Cloud-based resource to support microbiology data sharing
The third week of July 2016 saw the launch of the UK's Cloud Infrastructure for Microbial Bioinformatics (CLIMB)— probably the largest dedicated microbial bioinformatics resource in the world. CLIMB is a collaboration between academic and computing staff at the Universities of Bath, Birmingham, Cardiff, Swansea and Warwick.
The impressive scale of the CLIMB computational infrastructure matches its ambitions as a national resource for the UK's medical microbiology community and our international partners. However, size isn't everything—CLIMB also represents a user-friendly, one-stop shop for sharing software and data between medical microbiologists in the academic and clinical arenas.
An exciting feature of CLIMB is our use of "cloud computing". This means that rather than dozens, or even hundreds, of research groups across the country having to set up and maintain their own servers, users can access shared pre-configured computational resources on demand. Key to this set-up is the concept of virtualisation, which allows users to work in simulated computer environment populated by virtual machines (VMs), which sit on top of the physical hardware, but look to the user just like conventional servers. Perhaps a useful analogy is with the digitisation of images or text, which allows an object to be stored and reproduced indefinitely without loss of quality.
Virtualisation is widely used to consolidate many VMs on to a single physical machine, ensuring efficient use of hardware. However, this approach has several other important advantages. As with other digital objects, virtual machines can be stored and shared with ease. Thus, you can launch a VM, install programs and pipelines tailored to microbial bioinformatics and then take a snapshot or image of the customised virtual server. These snapshots can then be stored, copied and shared with others in the research community, freeing downstream users of the hassle of installing complex programs and their often-troublesome dependencies.
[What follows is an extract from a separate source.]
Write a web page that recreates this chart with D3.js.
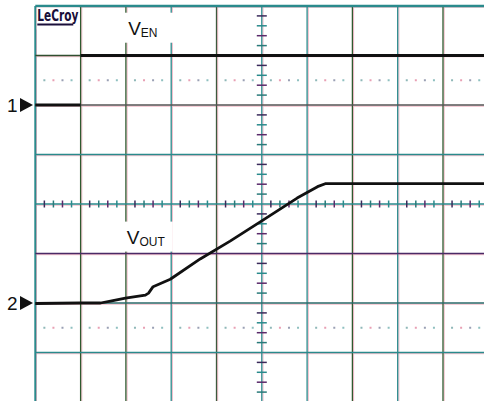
<!DOCTYPE html>
<html>
<head>
<meta charset="utf-8">
<script src="https://cdn.jsdelivr.net/npm/d3@7"></script>
<style>
  html, body { margin: 0; padding: 0; background: #fff; }
  svg { display: block; }
</style>
</head>
<body>
<svg id="scope" width="484" height="401"></svg>
<script>
// Screen is 10 horizontal x 8 vertical divisions, centred at (0, 0).
const timeDivs = d3.range(-5, 6);            // vertical grid lines
const voltDivs = d3.range(-4, 5);            // horizontal grid lines

// V_EN trace (divisions): low level until the enable edge, then high
const enLowTime = [-5.0, -4.0];
const enLowLevel = [2.0, 2.0];
const enHighTime = [-4.0, 4.95];
const enHighLevel = [3.0, 3.0];

// V_OUT trace (divisions): soft-start ramp
const outTime = [-5.0, -4.0, -3.56, -3.34, -3.01, -2.57, -2.5, -2.4, -2.02, -1.36, -0.70, 0.0, 0.78, 1.23, 1.40, 4.95];
const outLevel = [-2.01, -2.0, -2.0, -1.96, -1.90, -1.84, -1.80, -1.67, -1.52, -1.11, -0.75, -0.34, 0.12, 0.35, 0.41, 0.41];

// Channel ground markers
const markerNames = ["1", "2"];
const markerLevels = [2.0, -2.0];

// Trace labels
const labelNames = ["EN", "OUT"];
const labelTime = [-2.95, -2.98];
const labelLevel = [3.42, -0.8];

const svg = d3.select("#scope");
const x = d3.scaleLinear().domain([-5, 5]).range([35.3, 488.3]);
const y = d3.scaleLinear().domain([-4, 4]).range([402, 6]);

const vColors = ["#2a8a8c", "#2f5a2f", "#2f5a2f", "#2a8a8c", "#3d5a3d", "#2a8a8c", "#2a8a8c", "#2f5a2f", "#2a8a8c", "#2f5a2f", "#2a8a8c"];
const hColors = ["#2a8a8c", "#2f4f2f", "#555555", "#2a8a8c", "#2a8a8c", "#4a2a66", "#2a6a6a", "#2a8a8c", "#2a8a8c"];
// index by division from the top
const hColorFor = v => hColors[4 - v];

const grid = svg.append("g");
// faint pink shadow under the grid lines
grid.selectAll("line.vs").data(timeDivs).join("line")
  .attr("x1", d => x(d) + 1.2).attr("x2", d => x(d) + 1.2)
  .attr("y1", y(4)).attr("y2", y(-4))
  .attr("stroke", "#f2b8c6").attr("stroke-width", 1);
grid.selectAll("line.hs").data(voltDivs).join("line")
  .attr("y1", d => y(d) + 1.2).attr("y2", d => y(d) + 1.2)
  .attr("x1", x(-5)).attr("x2", x(5))
  .attr("stroke", "#f2b8c6").attr("stroke-width", 1);
grid.selectAll("line.v").data(timeDivs).join("line")
  .attr("x1", d => x(d)).attr("x2", d => x(d))
  .attr("y1", y(4)).attr("y2", y(-4))
  .attr("stroke", (d, i) => vColors[i])
  .attr("stroke-width", d => d === -5 ? 2 : 1.3);
grid.selectAll("line.h").data(voltDivs).join("line")
  .attr("y1", d => y(d)).attr("y2", d => y(d))
  .attr("x1", x(-5)).attr("x2", x(5))
  .attr("stroke", d => hColorFor(d))
  .attr("stroke-width", d => d === 4 ? 2.5 : 1.3);

// minor ticks on the centre axes
const minor = d3.range(-5, 5.001, 0.2).filter(t => Math.abs(t - Math.round(t)) > 1e-6);
const minorV = d3.range(-4, 4.001, 0.2).filter(t => Math.abs(t - Math.round(t)) > 1e-6);
const tickCol = ["#3a2a5a", "#2a7a7a", "#5a2a6a", "#2a8a8c"];
grid.selectAll("line.tx").data(minor).join("line")
  .attr("x1", d => x(d)).attr("x2", d => x(d))
  .attr("y1", y(0) - 3.5).attr("y2", y(0) + 3.5)
  .attr("stroke", (d, i) => tickCol[i % 4]).attr("stroke-width", 1.5);
grid.selectAll("line.ty").data(minorV).join("line")
  .attr("y1", d => y(d)).attr("y2", d => y(d))
  .attr("x1", x(0) - 5).attr("x2", x(0) + 5)
  .attr("stroke", (d, i) => tickCol[(i + 1) % 4]).attr("stroke-width", 1.5);

// dotted reference rows at +/-2.5 divisions
const dotCols = ["#8fb8b8", "#e8a0b4", "#9aa0b4", "#8fc0c0"];
const dots = [];
timeDivs.slice(0, -1).forEach(t => [0.2, 0.4, 0.6, 0.8].forEach(f => {
  dots.push({t: t + f, v: 2.5}); dots.push({t: t + f, v: -2.5});
}));
grid.selectAll("rect.dot").data(dots).join("rect")
  .attr("x", d => x(d.t) - 1).attr("y", d => y(d.v) - 1)
  .attr("width", 2).attr("height", 2)
  .attr("fill", (d, i) => dotCols[Math.floor(i / 2) % 4]);

// label backgrounds and text
const labels = svg.append("g");
labelNames.forEach((name, i) => {
  const lx = x(labelTime[i]), ly = y(labelLevel[i]);
  labels.append("rect")
    .attr("x", lx - 6).attr("y", ly - 22)
    .attr("width", 52).attr("height", 30)
    .attr("fill", "#fff");
  const t = labels.append("text")
    .attr("x", lx).attr("y", ly)
    .attr("font-family", "Arial, 'Liberation Sans', sans-serif")
    .attr("font-size", 19).attr("fill", "#111");
  t.append("tspan").text("V");
  t.append("tspan").attr("font-size", 12).attr("dy", 2).text(name);
});

// logo cell
svg.append("rect").attr("x", x(-5) + 1.5).attr("y", y(4) + 1.5)
  .attr("width", x(-4) - x(-5) - 2.5).attr("height", 22).attr("fill", "#fff");
svg.append("text")
  .attr("x", x(-5) + 2).attr("y", y(4) + 15)
  .attr("font-family", "'DejaVu Sans Condensed', 'DejaVu Sans', sans-serif")
  .attr("font-weight", "bold").attr("font-size", 15)
  .attr("textLength", 41).attr("lengthAdjust", "spacingAndGlyphs")
  .attr("fill", "#1a0f3a").text("LeCroy");
svg.append("line")
  .attr("x1", x(-5) + 2).attr("x2", x(-5) + 38)
  .attr("y1", y(4) + 18.5).attr("y2", y(4) + 18.5)
  .attr("stroke", "#1a0f3a").attr("stroke-width", 1.8);

// traces
const line = d3.line().x(d => x(d[0])).y(d => y(d[1]));
[[enLowTime, enLowLevel], [enHighTime, enHighLevel], [outTime, outLevel]].forEach(([t, v]) => {
  svg.append("path")
    .attr("d", line(d3.zip(t, v)))
    .attr("fill", "none").attr("stroke", "#111").attr("stroke-width", 2.8)
    .attr("stroke-linejoin", "round");
});

// channel markers
const mk = svg.append("g");
markerNames.forEach((name, i) => {
  const my = y(markerLevels[i]);
  mk.append("text").attr("x", 7).attr("y", my + 7)
    .attr("font-family", "Arial, 'Liberation Sans', sans-serif")
    .attr("font-size", 19).attr("fill", "#111").text(name);
  mk.append("path")
    .attr("d", `M20,${my - 7}L33,${my}L20,${my + 7}Z`)
    .attr("fill", "#111");
});
</script>
</body>
</html>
An example here is CLIMB's use of the Genomics Virtual Laboratory (GVL), which comes preinstalled on one of our standard VM offerings. GVL, which was developed in Australia, provides access via the web and command line to a virtual desktop, a personal Galaxy server, together with fully featured environments for the programming language R and the iPython Notepad. Crucially, GVL also provides access to Torsten Seemann's groundbreaking Nullarbor pipeline, which incorporates a range of microbial bioinformatics analyses, while presenting results as a simplified web report .
However, it is important to stress that the advantages of virtualisation go beyond mere efficiency. The creation of multiple standardised VMs with preconfigured software and settings will facilitate training in microbial bioinformatics. Furthermore, the ability to encapsulate a complex server environment into a publishable digital object will allow the entire community to explore and exploit published pipelines and guarantee that complex bioinformatics analyses can be replicated, enhancing the reproducibility of science.
All this would mean nothing if the system were a private playground for the CLIMB investigators. Instead, CLIMB has been set up as a national facility, with access provided free-of-charge to academic medical microbiologists and microbial bioinformaticians within the UK. But we see CLIMB as more than an academic facility: instead, we hope it will act as a bridge between academics and public health professionals, facilitating sharing of skills, knowledge and approaches between the two communities, as well as exchange of software and data. We are pleased to note that the system has already seen early exploratory use by Public Health Wales, Public Health England and the Animal and Plant Health Agency. We anticipate that our virtualisation approach will facilitate the development of standard operating procedures in clinical and public health microbiology, suitable for national or international accreditation.